Set down the lines from the one containing "Recreate this image" to the one containing "ax.yaxis.set_label_coords(-0.088, 0.526)", both lines included, exactly as they stand and with no other lines.

Records supplied:
* * *

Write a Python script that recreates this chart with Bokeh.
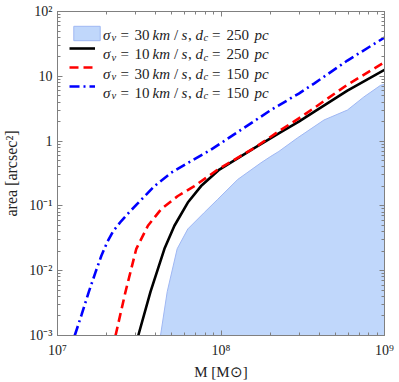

* * *

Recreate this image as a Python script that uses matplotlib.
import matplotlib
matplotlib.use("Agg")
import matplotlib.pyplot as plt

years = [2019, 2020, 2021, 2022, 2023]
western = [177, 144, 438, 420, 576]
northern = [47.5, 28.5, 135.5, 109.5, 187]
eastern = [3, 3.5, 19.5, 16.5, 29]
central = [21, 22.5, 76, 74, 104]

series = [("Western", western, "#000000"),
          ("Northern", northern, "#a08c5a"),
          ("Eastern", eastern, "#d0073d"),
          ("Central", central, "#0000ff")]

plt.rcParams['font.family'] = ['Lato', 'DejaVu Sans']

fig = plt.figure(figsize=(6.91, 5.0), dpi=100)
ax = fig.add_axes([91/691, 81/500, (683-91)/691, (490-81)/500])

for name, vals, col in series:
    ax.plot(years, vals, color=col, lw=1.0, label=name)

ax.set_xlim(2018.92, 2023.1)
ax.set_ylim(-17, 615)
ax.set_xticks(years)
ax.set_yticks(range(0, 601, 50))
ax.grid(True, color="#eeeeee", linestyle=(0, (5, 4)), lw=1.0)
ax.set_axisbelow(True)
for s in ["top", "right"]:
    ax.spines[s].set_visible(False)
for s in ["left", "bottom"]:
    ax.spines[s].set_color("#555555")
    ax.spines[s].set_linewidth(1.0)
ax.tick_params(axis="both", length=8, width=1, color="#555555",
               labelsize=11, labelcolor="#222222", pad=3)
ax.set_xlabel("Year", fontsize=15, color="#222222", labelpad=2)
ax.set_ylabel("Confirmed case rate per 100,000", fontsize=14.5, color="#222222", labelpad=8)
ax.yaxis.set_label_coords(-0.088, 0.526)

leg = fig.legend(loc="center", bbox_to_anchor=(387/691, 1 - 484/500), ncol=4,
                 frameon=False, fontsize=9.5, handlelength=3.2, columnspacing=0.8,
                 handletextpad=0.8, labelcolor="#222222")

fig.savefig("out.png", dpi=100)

* * *

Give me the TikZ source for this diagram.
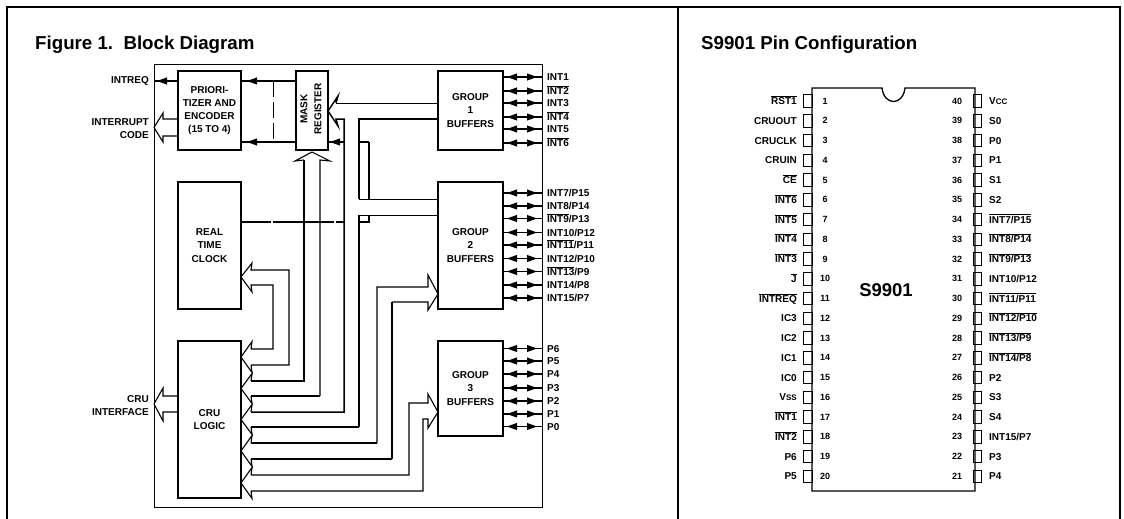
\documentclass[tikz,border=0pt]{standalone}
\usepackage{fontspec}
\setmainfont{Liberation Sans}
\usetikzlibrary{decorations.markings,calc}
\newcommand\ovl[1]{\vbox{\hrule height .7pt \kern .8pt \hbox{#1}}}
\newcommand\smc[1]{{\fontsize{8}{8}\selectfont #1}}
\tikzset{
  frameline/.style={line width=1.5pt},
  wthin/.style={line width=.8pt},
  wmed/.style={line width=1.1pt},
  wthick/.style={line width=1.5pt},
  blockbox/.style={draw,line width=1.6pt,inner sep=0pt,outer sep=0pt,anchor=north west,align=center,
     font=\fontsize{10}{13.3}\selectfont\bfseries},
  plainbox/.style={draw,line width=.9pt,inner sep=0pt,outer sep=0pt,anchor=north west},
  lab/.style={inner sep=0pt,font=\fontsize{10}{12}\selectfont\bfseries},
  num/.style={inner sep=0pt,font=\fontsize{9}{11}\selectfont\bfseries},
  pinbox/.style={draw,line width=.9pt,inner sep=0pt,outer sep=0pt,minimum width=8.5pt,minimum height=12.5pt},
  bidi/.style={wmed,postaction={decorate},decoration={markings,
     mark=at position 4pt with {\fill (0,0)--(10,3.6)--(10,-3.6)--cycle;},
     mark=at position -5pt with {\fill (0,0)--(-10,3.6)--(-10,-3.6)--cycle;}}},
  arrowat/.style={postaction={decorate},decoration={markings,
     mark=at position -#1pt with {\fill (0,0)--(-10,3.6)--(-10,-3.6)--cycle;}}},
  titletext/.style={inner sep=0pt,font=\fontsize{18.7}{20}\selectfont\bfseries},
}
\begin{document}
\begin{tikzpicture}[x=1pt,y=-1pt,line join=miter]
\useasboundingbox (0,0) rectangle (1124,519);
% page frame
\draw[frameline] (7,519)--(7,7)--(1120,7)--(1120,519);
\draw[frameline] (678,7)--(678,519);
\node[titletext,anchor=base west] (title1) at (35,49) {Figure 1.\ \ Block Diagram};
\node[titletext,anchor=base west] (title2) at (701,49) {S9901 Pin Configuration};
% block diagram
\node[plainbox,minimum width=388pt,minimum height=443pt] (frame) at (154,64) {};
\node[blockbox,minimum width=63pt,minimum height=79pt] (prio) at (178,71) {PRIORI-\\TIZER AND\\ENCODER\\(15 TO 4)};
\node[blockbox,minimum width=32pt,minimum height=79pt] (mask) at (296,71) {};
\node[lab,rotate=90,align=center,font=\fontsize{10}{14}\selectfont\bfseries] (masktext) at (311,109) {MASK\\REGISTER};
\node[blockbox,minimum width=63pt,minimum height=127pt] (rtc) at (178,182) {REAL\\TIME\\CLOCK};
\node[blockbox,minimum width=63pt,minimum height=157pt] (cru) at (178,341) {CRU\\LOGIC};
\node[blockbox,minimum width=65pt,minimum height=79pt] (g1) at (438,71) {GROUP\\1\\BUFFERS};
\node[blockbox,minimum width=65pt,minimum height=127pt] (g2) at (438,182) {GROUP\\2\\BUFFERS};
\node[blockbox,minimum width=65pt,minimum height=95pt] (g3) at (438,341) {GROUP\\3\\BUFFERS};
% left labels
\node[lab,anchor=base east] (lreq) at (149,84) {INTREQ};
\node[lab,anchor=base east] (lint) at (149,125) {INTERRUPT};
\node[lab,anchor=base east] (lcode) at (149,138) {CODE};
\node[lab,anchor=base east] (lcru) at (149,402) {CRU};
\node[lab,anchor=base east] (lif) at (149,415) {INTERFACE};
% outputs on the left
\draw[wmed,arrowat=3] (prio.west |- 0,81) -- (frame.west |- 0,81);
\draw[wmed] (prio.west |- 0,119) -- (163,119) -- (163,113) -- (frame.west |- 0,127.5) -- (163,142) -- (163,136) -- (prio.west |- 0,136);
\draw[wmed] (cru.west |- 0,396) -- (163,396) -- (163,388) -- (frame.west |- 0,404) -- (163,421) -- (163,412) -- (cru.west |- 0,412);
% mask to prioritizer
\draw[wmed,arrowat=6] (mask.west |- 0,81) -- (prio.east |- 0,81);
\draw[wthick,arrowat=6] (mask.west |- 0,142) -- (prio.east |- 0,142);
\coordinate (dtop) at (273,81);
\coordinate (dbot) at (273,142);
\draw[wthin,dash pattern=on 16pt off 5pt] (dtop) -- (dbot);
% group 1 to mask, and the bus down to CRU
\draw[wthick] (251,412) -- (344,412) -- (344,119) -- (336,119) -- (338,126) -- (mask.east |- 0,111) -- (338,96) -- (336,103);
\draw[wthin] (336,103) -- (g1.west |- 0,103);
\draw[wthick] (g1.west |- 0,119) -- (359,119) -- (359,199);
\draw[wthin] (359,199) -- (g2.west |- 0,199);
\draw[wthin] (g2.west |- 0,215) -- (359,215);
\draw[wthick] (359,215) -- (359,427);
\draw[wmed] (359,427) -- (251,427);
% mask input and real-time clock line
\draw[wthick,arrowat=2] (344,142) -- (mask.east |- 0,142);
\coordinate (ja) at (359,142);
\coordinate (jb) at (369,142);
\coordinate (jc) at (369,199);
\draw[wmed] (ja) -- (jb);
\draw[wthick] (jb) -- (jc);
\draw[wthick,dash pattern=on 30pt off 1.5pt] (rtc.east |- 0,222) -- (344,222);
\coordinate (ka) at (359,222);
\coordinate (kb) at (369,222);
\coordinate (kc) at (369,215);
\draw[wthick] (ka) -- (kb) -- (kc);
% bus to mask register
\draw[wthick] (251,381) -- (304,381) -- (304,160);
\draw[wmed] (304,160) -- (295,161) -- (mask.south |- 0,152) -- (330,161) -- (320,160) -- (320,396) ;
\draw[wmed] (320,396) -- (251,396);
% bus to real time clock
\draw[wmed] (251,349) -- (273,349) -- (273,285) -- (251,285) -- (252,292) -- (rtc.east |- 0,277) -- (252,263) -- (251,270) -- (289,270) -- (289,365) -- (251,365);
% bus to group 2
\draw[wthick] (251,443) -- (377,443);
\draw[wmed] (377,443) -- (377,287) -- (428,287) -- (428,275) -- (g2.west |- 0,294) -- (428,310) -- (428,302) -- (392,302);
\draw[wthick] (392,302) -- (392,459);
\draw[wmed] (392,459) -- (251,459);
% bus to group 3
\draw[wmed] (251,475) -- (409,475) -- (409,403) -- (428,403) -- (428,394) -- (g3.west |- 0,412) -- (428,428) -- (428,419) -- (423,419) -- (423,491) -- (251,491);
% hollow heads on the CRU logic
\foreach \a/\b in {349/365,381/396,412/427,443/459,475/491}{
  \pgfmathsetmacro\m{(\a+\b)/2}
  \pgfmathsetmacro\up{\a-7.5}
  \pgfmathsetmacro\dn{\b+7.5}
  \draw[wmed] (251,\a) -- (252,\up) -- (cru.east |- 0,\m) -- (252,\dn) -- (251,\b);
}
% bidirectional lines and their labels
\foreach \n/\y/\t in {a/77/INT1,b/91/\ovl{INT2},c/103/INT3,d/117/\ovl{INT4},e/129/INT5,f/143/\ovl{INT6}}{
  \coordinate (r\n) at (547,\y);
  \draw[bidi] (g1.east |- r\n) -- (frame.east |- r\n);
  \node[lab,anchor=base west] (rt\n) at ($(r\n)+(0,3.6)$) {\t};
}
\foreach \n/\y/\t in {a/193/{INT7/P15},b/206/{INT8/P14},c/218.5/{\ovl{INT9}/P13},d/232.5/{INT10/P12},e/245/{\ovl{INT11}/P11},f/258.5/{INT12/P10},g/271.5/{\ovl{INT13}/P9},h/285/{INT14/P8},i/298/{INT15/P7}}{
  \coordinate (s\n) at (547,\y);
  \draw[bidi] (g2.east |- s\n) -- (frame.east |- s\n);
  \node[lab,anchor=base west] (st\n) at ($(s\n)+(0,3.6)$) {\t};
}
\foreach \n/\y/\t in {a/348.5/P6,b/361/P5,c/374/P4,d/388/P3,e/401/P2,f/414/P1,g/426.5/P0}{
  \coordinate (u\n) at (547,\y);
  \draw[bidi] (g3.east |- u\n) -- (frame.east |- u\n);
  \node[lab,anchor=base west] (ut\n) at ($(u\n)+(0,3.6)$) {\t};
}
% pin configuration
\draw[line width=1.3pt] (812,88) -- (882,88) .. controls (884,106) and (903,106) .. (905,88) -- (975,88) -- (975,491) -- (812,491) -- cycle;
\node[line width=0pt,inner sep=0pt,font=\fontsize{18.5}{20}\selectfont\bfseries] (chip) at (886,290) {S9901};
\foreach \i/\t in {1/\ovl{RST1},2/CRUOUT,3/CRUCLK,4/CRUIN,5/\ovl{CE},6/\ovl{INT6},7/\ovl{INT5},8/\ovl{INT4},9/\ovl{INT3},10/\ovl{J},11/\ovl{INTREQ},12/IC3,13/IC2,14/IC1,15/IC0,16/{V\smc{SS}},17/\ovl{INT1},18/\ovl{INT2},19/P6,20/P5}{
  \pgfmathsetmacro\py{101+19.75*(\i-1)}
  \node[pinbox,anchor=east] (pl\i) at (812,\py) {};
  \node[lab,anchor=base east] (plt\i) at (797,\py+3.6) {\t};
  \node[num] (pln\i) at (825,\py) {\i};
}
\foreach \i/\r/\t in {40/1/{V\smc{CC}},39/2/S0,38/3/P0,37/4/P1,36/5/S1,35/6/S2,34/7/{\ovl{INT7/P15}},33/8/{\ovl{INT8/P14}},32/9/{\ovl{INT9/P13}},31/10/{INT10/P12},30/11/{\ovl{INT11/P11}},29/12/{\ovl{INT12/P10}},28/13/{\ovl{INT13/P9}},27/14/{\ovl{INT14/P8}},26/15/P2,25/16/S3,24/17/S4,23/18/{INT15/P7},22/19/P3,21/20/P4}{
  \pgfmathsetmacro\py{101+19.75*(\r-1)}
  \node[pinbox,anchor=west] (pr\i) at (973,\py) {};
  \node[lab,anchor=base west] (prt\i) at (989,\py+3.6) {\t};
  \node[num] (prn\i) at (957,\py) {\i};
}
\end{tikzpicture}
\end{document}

* * *

Expected output:
Recreate this image as a Python script that uses matplotlib.
import matplotlib
matplotlib.use("Agg")
import matplotlib.pyplot as plt

years = [2019, 2020, 2021, 2022, 2023]
western = [177, 144, 438, 420, 576]
northern = [47.5, 28.5, 135.5, 109.5, 187]
eastern = [3, 3.5, 19.5, 16.5, 29]
central = [21, 22.5, 76, 74, 104]

series = [("Western", western, "#000000"),
          ("Northern", northern, "#a08c5a"),
          ("Eastern", eastern, "#d0073d"),
          ("Central", central, "#0000ff")]

plt.rcParams['font.family'] = ['Lato', 'DejaVu Sans']

fig = plt.figure(figsize=(6.91, 5.0), dpi=100)
ax = fig.add_axes([91/691, 81/500, (683-91)/691, (490-81)/500])

for name, vals, col in series:
    ax.plot(years, vals, color=col, lw=1.0, label=name)

ax.set_xlim(2018.92, 2023.1)
ax.set_ylim(-17, 615)
ax.set_xticks(years)
ax.set_yticks(range(0, 601, 50))
ax.grid(True, color="#eeeeee", linestyle=(0, (5, 4)), lw=1.0)
ax.set_axisbelow(True)
for s in ["top", "right"]:
    ax.spines[s].set_visible(False)
for s in ["left", "bottom"]:
    ax.spines[s].set_color("#555555")
    ax.spines[s].set_linewidth(1.0)
ax.tick_params(axis="both", length=8, width=1, color="#555555",
               labelsize=11, labelcolor="#222222", pad=3)
ax.set_xlabel("Year", fontsize=15, color="#222222", labelpad=2)
ax.set_ylabel("Confirmed case rate per 100,000", fontsize=14.5, color="#222222", labelpad=8)
ax.yaxis.set_label_coords(-0.088, 0.526)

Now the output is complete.